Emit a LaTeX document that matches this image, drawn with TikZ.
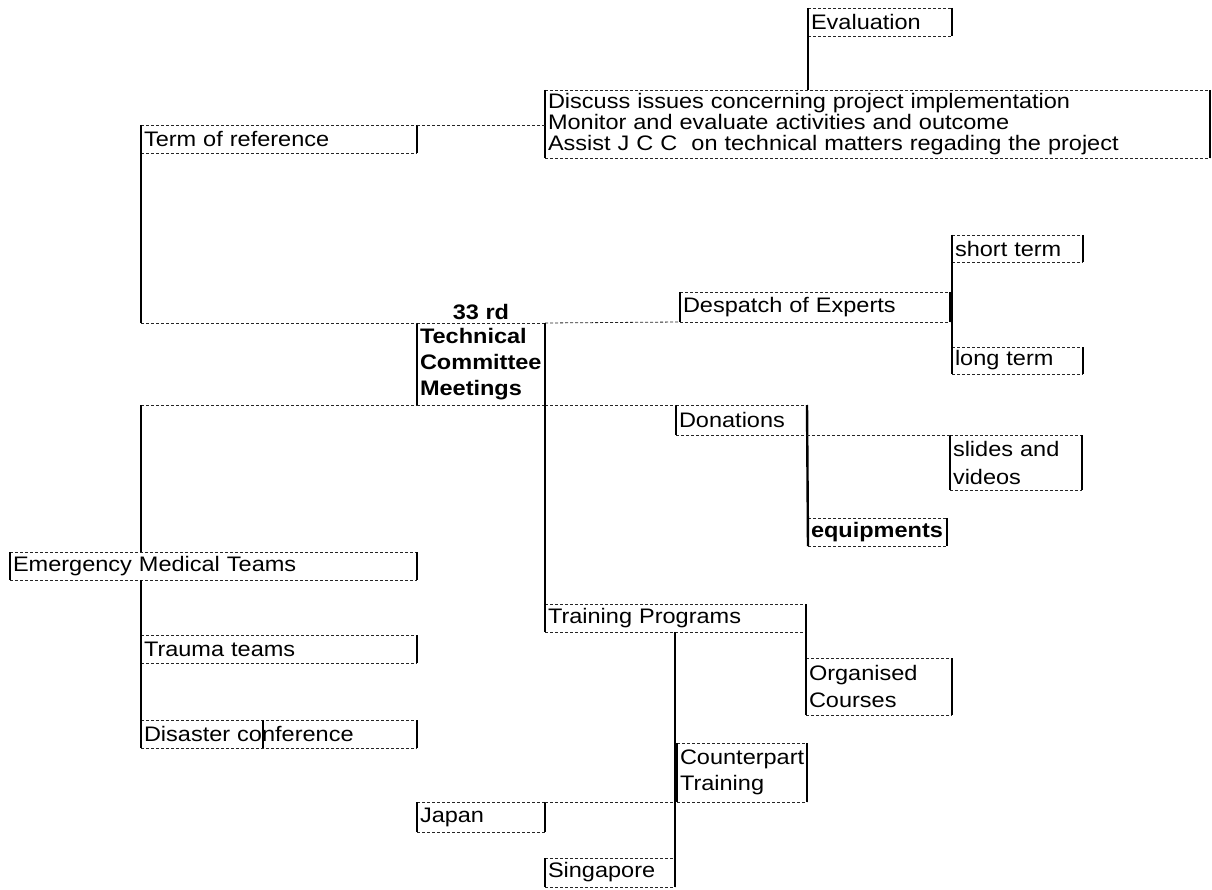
\documentclass[tikz,border=0pt]{standalone}
\usepackage{fontspec}
\setmainfont[FakeStretch=1.12]{Liberation Sans}
\usetikzlibrary{positioning}

\tikzset{
  cell/.style={anchor=north west, inner xsep=3pt, inner ysep=0pt, outer sep=0pt,
    align=left, font=\fontsize{21}{21}\selectfont},
  boldcell/.style={cell, font=\fontsize{21}{26}\selectfont\bfseries},
  edgeline/.style={line width=0.8pt, black!85, dash pattern=on 3pt off 2pt},
  sideline/.style={line width=1.3pt, black},
  link/.style={line width=2.4pt, black},
  dashlink/.style={edgeline}
}

\begin{document}
\begin{tikzpicture}[x=1pt, y=-1pt]
  \useasboundingbox (0,0) rectangle (1212,890);

  % top branch
  \node[cell, text width=138pt, minimum height=28pt] (eval) at (808,8) {Evaluation};
  \node[cell, text width=659pt, minimum height=68pt] (tasks) at (545,90)
    {Discuss issues concerning project implementation\\
     Monitor and evaluate activities and outcome\\
     Assist J C C\ \ on technical matters regading the project};
  \node[cell, text width=270pt, minimum height=28pt] (terms) at (141,125) {Term of reference};

  % centre
  \node[boldcell, text width=122pt, minimum height=82pt] (tcm) at (417,323)
    {Technical\\Committee\\Meetings};
  \node[font=\fontsize{21}{21}\selectfont\bfseries, inner sep=2pt, above=1pt of tcm] (rd) {33 rd};

  % experts
  \node[cell, text width=264pt, minimum height=30pt] (experts) at (680,292) {Despatch of Experts};
  \node[cell, text width=125pt, minimum height=27pt] (short) at (952,235) {short term};
  \node[cell, text width=125pt, minimum height=27pt] (long) at (952,347) {long term};

  % donations
  \node[cell, text width=125pt, minimum height=30pt] (donations) at (676,405) {Donations};
  \node[cell, text width=126pt, minimum height=55pt, font=\fontsize{21}{28}\selectfont] (slides) at (950,435) {slides and\\videos};
  \node[boldcell, text width=133pt, minimum height=28pt] (equip) at (808,518) {equipments};

  % emergency teams
  \node[cell, text width=401pt, minimum height=28pt] (emt) at (10,552) {Emergency Medical Teams};
  \node[cell, text width=270pt, minimum height=28pt] (trauma) at (141,635) {Trauma teams};
  \node[cell, text width=270pt, minimum height=28pt] (disaster) at (141,720) {Disaster conference};

  % training
  \node[cell, text width=255pt, minimum height=28pt] (training) at (545,604) {Training Programs};
  \node[cell, text width=140pt, minimum height=57pt, font=\fontsize{21}{27}\selectfont] (courses) at (806,658) {Organised\\Courses};
  \node[cell, text width=124pt, minimum height=59pt, font=\fontsize{21}{26}\selectfont] (counterpart) at (677,743) {Counterpart\\Training};
  \node[cell, text width=122pt, minimum height=30pt] (japan) at (417,802) {Japan};
  \node[cell, text width=124pt, minimum height=29pt] (singapore) at (545,858) {Singapore};

  % cell borders
  \foreach \n in {eval,tasks,terms,tcm,experts,short,long,donations,slides,equip,
                  emt,trauma,disaster,training,courses,counterpart,japan,singapore}{
    \draw[edgeline] (\n.north west) -- (\n.north east) (\n.south west) -- (\n.south east);
    \draw[sideline] (\n.north west) -- (\n.south west) (\n.north east) -- (\n.south east);
  }
  \draw[sideline] ([xshift=122pt]disaster.north west) -- ([xshift=122pt]disaster.south west);

  % connectors
  \draw[link] (eval.south west) -- (eval.south west |- tasks.north);
  \draw[dashlink] (terms.north east) -- (terms.north east -| tasks.west);
  \draw[link] (terms.south west) -- (terms.south west |- tcm.north);
  \draw[dashlink] (terms.west |- tcm.north) -- (tcm.north west);
  \draw[dashlink] (tcm.north east) -- (experts.south west);
  \draw[link] (short.north west) -- (long.south west);
  \draw[dashlink] (terms.west |- tcm.south) -- (tcm.south west);
  \draw[link] (terms.west |- tcm.south) -- (terms.west |- emt.north);
  \draw[link] (terms.west |- emt.south) -- (disaster.south west);
  \draw[dashlink] (tcm.south east) -- (donations.north west);
  \draw[link] (tcm.north east) -- (training.north west);
  \draw[link] (donations.north east) -- (equip.south west);
  \draw[dashlink] (donations.south east) -- (slides.north west);
  \draw[link] (training.north east) -- (courses.south west);
  \draw[link] (singapore.east |- training.south) -- (singapore.south east);
  \draw[dashlink] (japan.north east) -- (singapore.east |- japan.north);
\end{tikzpicture}
\end{document}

WRITTEN INSTRUCTION: The lines from the top of the data above through the one holding "minimum height=27pt] (long)" are to be repeated exactly, and only those, with no pictures.

RESPONSE BELOW:
Emit a LaTeX document that matches this image, drawn with TikZ.
\documentclass[tikz,border=0pt]{standalone}
\usepackage{fontspec}
\setmainfont[FakeStretch=1.12]{Liberation Sans}
\usetikzlibrary{positioning}

\tikzset{
  cell/.style={anchor=north west, inner xsep=3pt, inner ysep=0pt, outer sep=0pt,
    align=left, font=\fontsize{21}{21}\selectfont},
  boldcell/.style={cell, font=\fontsize{21}{26}\selectfont\bfseries},
  edgeline/.style={line width=0.8pt, black!85, dash pattern=on 3pt off 2pt},
  sideline/.style={line width=1.3pt, black},
  link/.style={line width=2.4pt, black},
  dashlink/.style={edgeline}
}

\begin{document}
\begin{tikzpicture}[x=1pt, y=-1pt]
  \useasboundingbox (0,0) rectangle (1212,890);

  % top branch
  \node[cell, text width=138pt, minimum height=28pt] (eval) at (808,8) {Evaluation};
  \node[cell, text width=659pt, minimum height=68pt] (tasks) at (545,90)
    {Discuss issues concerning project implementation\\
     Monitor and evaluate activities and outcome\\
     Assist J C C\ \ on technical matters regading the project};
  \node[cell, text width=270pt, minimum height=28pt] (terms) at (141,125) {Term of reference};

  % centre
  \node[boldcell, text width=122pt, minimum height=82pt] (tcm) at (417,323)
    {Technical\\Committee\\Meetings};
  \node[font=\fontsize{21}{21}\selectfont\bfseries, inner sep=2pt, above=1pt of tcm] (rd) {33 rd};

  % experts
  \node[cell, text width=264pt, minimum height=30pt] (experts) at (680,292) {Despatch of Experts};
  \node[cell, text width=125pt, minimum height=27pt] (short) at (952,235) {short term};
  \node[cell, text width=125pt, minimum height=27pt] (long) at (952,347) {long term};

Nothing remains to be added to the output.